GOING CLEAR: Scientology, Hollywood, & the Prison of Belief. By Lawrence Wright. Knopf. 448 pages. $28.95.
Tom Cruise ranting against psychiatry and pharmacology symbolizes the Church of Scientology for many observers.
The mercurial star seems to embody the increasingly negative image of the Los Angeles-based church. For many, Scientology means both off-kilter celebrities and a complicated mix of beliefs about human psychology, with a dash of science fiction and mind control thrown in.
Lawrence Wright, best-known as the author of the Pulitzer Prize-winning study of Al Qaida, “The Looming Tower,” has written the most important book so far about the history of this well-known and much derided religious movement.
Based on a mountain of primary source research and numerous interviews, Wright offers a thoughtful, thorough and relentlessly surprising study of this influential boutique religion that promises its followers both physical and mental wholeness, along with a vast, cosmic tale of space invaders and imprisoned souls.
Wright takes his title from the Scientologist belief that certain mental practices can lead to a new level of human consciousness, “going clear.” In this state, the devotee can live by the highest ethical standards, and their memory and mental capacities become post-human.
In essence, Scientology, like most religious ideologies, promises complete transcendence of the human condition.
A biography of L. Ron Hubbard consumes much of the first half of Wright’s book. The author rightly begins here given that almost all writing about Hubbard is essentially a literature of controversy.
Adherents of Scientology have, of course, presented him as the most important man who ever lived while the church’s many detractors have painted him as a simple charlatan.
Not surprisingly, the real story is more complex. At one time a gifted science fiction writer, Hubbard lived a strange and peripatetic life as a war hero, author and explorer. His vast and eclectic intelligence succumbed early on to delusions of grandeur. But his messianic complex did not prevent him (indeed it may have helped him) in creating a rich and intricate mythology for his followers.
The remainder of the book follows the trajectory of Scientology through the story of David Miscavige, Hubbard’s successor, who fully transformed the church’s public image into a church of celebrities.
But Wright also explores the church through the experience of several lower-level members. One of these, movie director Paul Haggis, eventually leaves the church while remaining committed to certain of its tenets.
How exactly did the church manage to become “the church of the stars?” Part of the answer has to do with a massive public relations campaign to portray itself as a “celebrity religion.”
Beginning in the 1970s, after Hubbard based the church in L.A., leaders in the movement made a concerted effort to attract young, aspiring actors, directors and others in the film industry. They promised that the methods of scientology would make them successful and hinted that, as Wright puts it, “a network of scientologists” existed “at the upper levels of the entertainment industry.”

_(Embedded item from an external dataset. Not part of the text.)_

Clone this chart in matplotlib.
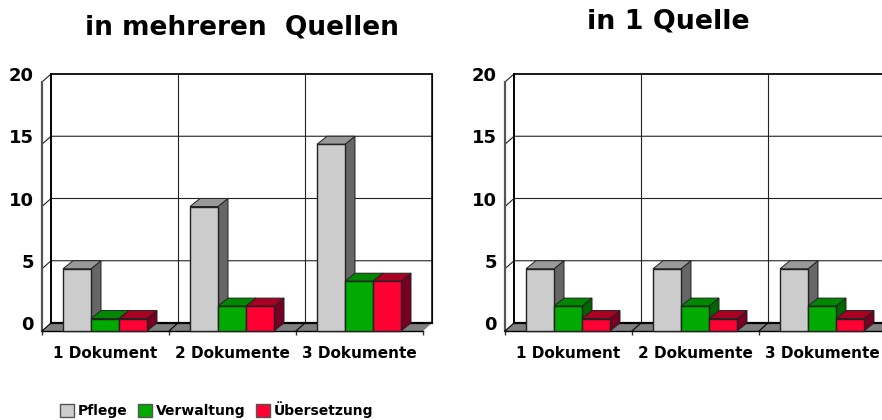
import matplotlib
matplotlib.use('Agg')
import matplotlib.pyplot as plt
from matplotlib.patches import Polygon, Patch

# Daten
kategorien = ['1 Dokument', '2 Dokumente', '3 Dokumente']
serien = ['Pflege', 'Verwaltung', 'Übersetzung']
mehrere_pflege = [5, 10, 15]
mehrere_verwaltung = [1, 2, 4]
mehrere_uebersetzung = [1, 2, 4]
eine_pflege = [5, 5, 5]
eine_verwaltung = [2, 2, 2]
eine_uebersetzung = [1, 1, 1]
y_ticks = [0, 5, 10, 15, 20]

# Farben: vorne, oben, Seite
farben = [('#CCCCCC', '#999999', '#666666'),
          ('#00AA00', '#008800', '#006600'),
          ('#FF0033', '#AA0022', '#770022')]

plt.rcParams['font.family'] = 'DejaVu Sans'
plt.rcParams['font.weight'] = 'bold'

W, H = 882, 420
fig = plt.figure(figsize=(W / 100, H / 100), dpi=100)

# Tiefe der 3D-Wand in Datenkoordinaten
DX = 9 / 127
DY = 8 / 12.45
BAR_DX = 10 / 127
BAR_START = 21 / 127
BAR_W = 28 / 127


def diagramm(left_px, werte):
    ax = fig.add_axes([left_px / W, (H - 331) / H, 381 / W, 249 / H])
    ax.set_xlim(0, 3)
    ax.set_ylim(0, 20)
    for s in ax.spines.values():
        s.set_visible(False)
    ax.patch.set_visible(False)

    # Boden
    ax.add_patch(Polygon([(0, 0), (3, 0), (3 + DX, DY), (DX, DY)], closed=True,
                         fc='#808080', ec='none', clip_on=False, zorder=1))
    ax.plot([DX, 3 + DX], [DY, DY], color='black', lw=1.6, clip_on=False, zorder=1.5)
    ax.plot([0, 3], [0, 0], color='black', lw=1.0, clip_on=False, zorder=1.5)

    # Gitter auf der Rueckwand
    for v in y_ticks[1:]:
        ax.plot([0, DX, 3 + DX], [v, v + DY, v + DY], color='#222222', lw=0.8,
                clip_on=False, zorder=1.2)
    for i in range(1, 4):
        ax.plot([i + DX, i + DX], [DY, 20 + DY], color='#222222', lw=0.8,
                clip_on=False, zorder=1.2)
    for i in range(0, 3):
        ax.plot([i, i + DX], [0, DY], color='black', lw=0.8, clip_on=False, zorder=1.6)
    ax.plot([DX, DX], [DY, 20 + DY], color='black', lw=1.4, clip_on=False, zorder=1.3)
    ax.plot([DX, 3 + DX], [20 + DY, 20 + DY], color='black', lw=1.1, clip_on=False, zorder=1.3)
    ax.plot([3 + DX, 3 + DX], [DY, 20 + DY], color='black', lw=1.1, clip_on=False, zorder=1.3)
    ax.plot([0, 0], [0, 20], color='#555555', lw=1.6, clip_on=False, zorder=1.4)

    # Balken
    z = 3
    for g in range(3):
        for k, reihe in enumerate(werte):
            v = reihe[g]
            x0 = g + BAR_START + k * BAR_W
            x1 = x0 + BAR_W
            front, top, side = farben[k]
            ax.add_patch(Polygon([(x1, 0), (x1 + BAR_DX, DY), (x1 + BAR_DX, v + DY), (x1, v)],
                                 closed=True, fc=side, ec='#222222', lw=0.7, clip_on=False, zorder=z))
            ax.add_patch(Polygon([(x0, v), (x1, v), (x1 + BAR_DX, v + DY), (x0 + BAR_DX, v + DY)],
                                 closed=True, fc=top, ec='#222222', lw=0.7, clip_on=False, zorder=z))
            ax.add_patch(Polygon([(x0, 0), (x1, 0), (x1, v), (x0, v)],
                                 closed=True, fc=front, ec='#222222', lw=1.0, clip_on=False, zorder=z + 0.1))
            z += 1

    ax.set_yticks([])
    ax.set_xticks(range(4))
    ax.set_xticklabels([])
    ax.tick_params(axis='x', length=3, width=1.0, color='#333333')
    for v in y_ticks:
        ax.annotate(str(v), xy=(0, v), xytext=(-8, 6), textcoords='offset pixels',
                    ha='right', va='center', fontsize=13, annotation_clip=False)
    for i, name in enumerate(kategorien):
        ax.annotate(name, xy=(i + 0.5, 0), xytext=(0, -22), textcoords='offset pixels',
                    ha='center', va='center', fontsize=11, annotation_clip=False)
    return ax


diagramm(42, [mehrere_pflege, mehrere_verwaltung, mehrere_uebersetzung])
diagramm(505, [eine_pflege, eine_verwaltung, eine_uebersetzung])

fig.text(242 / W, 1 - 28 / H, 'in mehreren  Quellen', ha='center', va='center', fontsize=19)
fig.text(668 / W, 1 - 22 / H, 'in 1 Quelle', ha='center', va='center', fontsize=19.4)

griffe = [Patch(fc=farben[i][0], ec='#555555', lw=1.0, label=serien[i]) for i in range(3)]
fig.legend(handles=griffe, loc='center left', bbox_to_anchor=(57 / W, 1 - 410 / H), ncol=3,
           frameon=False, fontsize=10, handlelength=1.0, handleheight=1.0,
           handletextpad=0.3, columnspacing=0.75, borderpad=0.2, borderaxespad=0)

fig.savefig('out.png', dpi=100)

Although Wright packs “Going Clear” with the Church of Scientology’s many oddities (such as its belief in ancient Galactic Confederacies and extraterrestrial gods), his epilogue makes several important points that help readers better conceptualize its attraction. Wright points out, for example, “Every religion features bizarre and irrational elements.”
Faith tends to operate in the realm of the unobservable and unprovable. Scientologists are not alone in this. They are simply the new kid on the block as faith claims go, not yet old enough to have its origins obscured by time.
In other words, claims of the human race being besieged by imprisoned “Thetans” cast to Earth by the galactic dictator, Xenu, are on balance not more irrational than claims of virgin births and bodily resurrections. One set of claims has been consecrated by time and broadly influential traditions and institutions. The other has not.
Wright also notes that a number of religions now considered mainstream, including Mormonism and Christian Science, have shadowy origins, a problematic founder and beliefs frequently at odds with mainstream notions of family, health and science.
These facts have not proven to be a barrier to the religious movements becoming integral to American life. In the case of Mormonism, the veracity of church founder Joseph Smith is controversial (even among Mormon historians). And yet, as Wright himself notes, a Mormon can be a serious candidate for president, and no one serious person would suggest the denial of his constitutional rights.
Readers will find many of the stereotypes about scientology confirmed here. The church has, for example, engaged in bizarre campaigns of retribution against its critics and former adherents. But readers also will find Wright a helpful guide to a better understanding as to why so many find the story Scientology tells so compelling. This is an intensely readable account of the origins and trajectory of one of America’s most fascinating homegrown religions.
Reviewer W. Scott Poole is a professor of history at the College of Charleston.